When people do not have the capacity to understand secrets, where shall we look for capable people with whom we can speak in those terms? If anyone has any capacity, it is only nominal. The smell of the rose cannot satisfy the nightingale.
This couplet is not in some manuscripts.
jumle maʿshūqast-o-ʿāshiq pardeh-iy
zindeh maʿshūqast-o-ʿāsheq murdeh-iy
The beloved is all and the lover (but) a veil;
the beloved is living and the lover a dead thing.
Alternatively:
Everything that exists is the beloved, the lover is just a veil.
The beloved is alive and the lover dead.
Previously, he said explaining the mystery of love—i.e., the question of the unity of being (waḥdat al-wujūd)—to the masses invites discord and conflict. In this couplet, he has explained it for the elite. The entire couplet is a metaphor: the beloved is God, the lover refers to all contingent beings (mumkināt), the veil means outward existence (wujūd-e ẓāhirī), and dead means as if dead. Arshi’s commentary on this couplet includes a lengthy discussion of the unity of being (waḥdat al-wujūd).

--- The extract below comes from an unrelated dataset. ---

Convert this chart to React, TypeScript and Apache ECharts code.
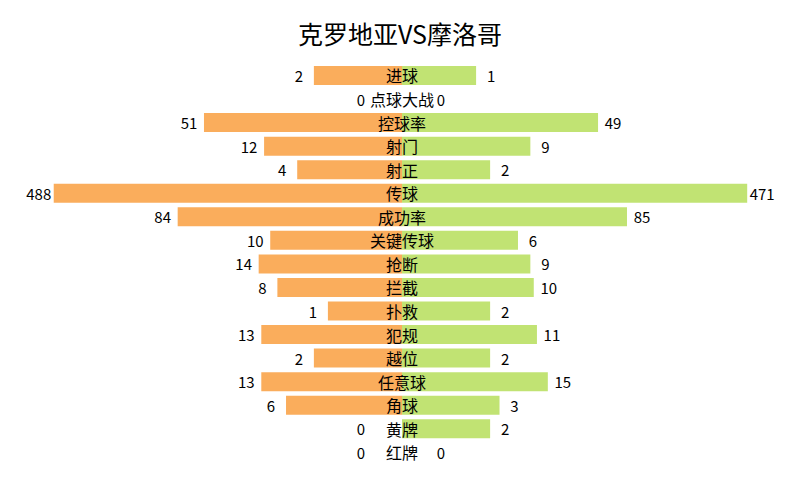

According to Gholam Reza Fayyazi, there are 20 different interpretations of the unity of being, but he only mentions 15. He states that, for Rumi, the unity of being means that the value of things other than God is so small, it cannot be considered existence by comparison. If one man has billions of dollars and another only has a few cents, reasonable people will say the latter has nothing even though the intellect understands that someone who has a few cents is different from someone who has absolutely nothing. The difference between God and the greatest existence (i.e., Rasūl Allāh) is far greater than the difference between a billionaire and a pauper. In the latter case, both are limited (maḥdūd), but in the former case it is the difference between that which is unlimited and that which is limited—this difference is infinite. Therefore, all existents apart from God are non-existent in comparison to God. When mystics say existence is one, this is what they mean. Saʿdī expresses this view in the Golistan and Rumi’s son expresses it in Fīhi mā fīhi.
chūn nabāshad eshq rā parvā-yi ū
ū chū murghī mānd bī par vāy-e ū
When love hath no care for him,
he is left as a bird without wings. Alas for him then!
Alternatively:
When the beloved does not care about him,
he is like a wingless bird—he is in a pitiful state.
For the sake of exaggeration, the beloved is called love itself. In this couplet, he is praising love. Love is the means to reach reality because it is due to love that the beloved turns her attention to the lover’s condition. This attention is what enables the lover to reach reality/the beloved; moreover, this attention is what causes the lover to exist at all. But once the beloved pays no attention to the lover, he cannot get close to the beloved—at that point, his existence becomes like non-existence.
The image of broken wings reminded me of one of Parveen Shakir’s couplets:
ṭaa’ir-e jaa(n) ke guzarnay se bada saanehaa hai
shauq-e parvaaz ka tootay huwe par mein rehna
A tragedy even greater than the passing of the avian spirit,
is for the yearning to fly to reside in broken wings.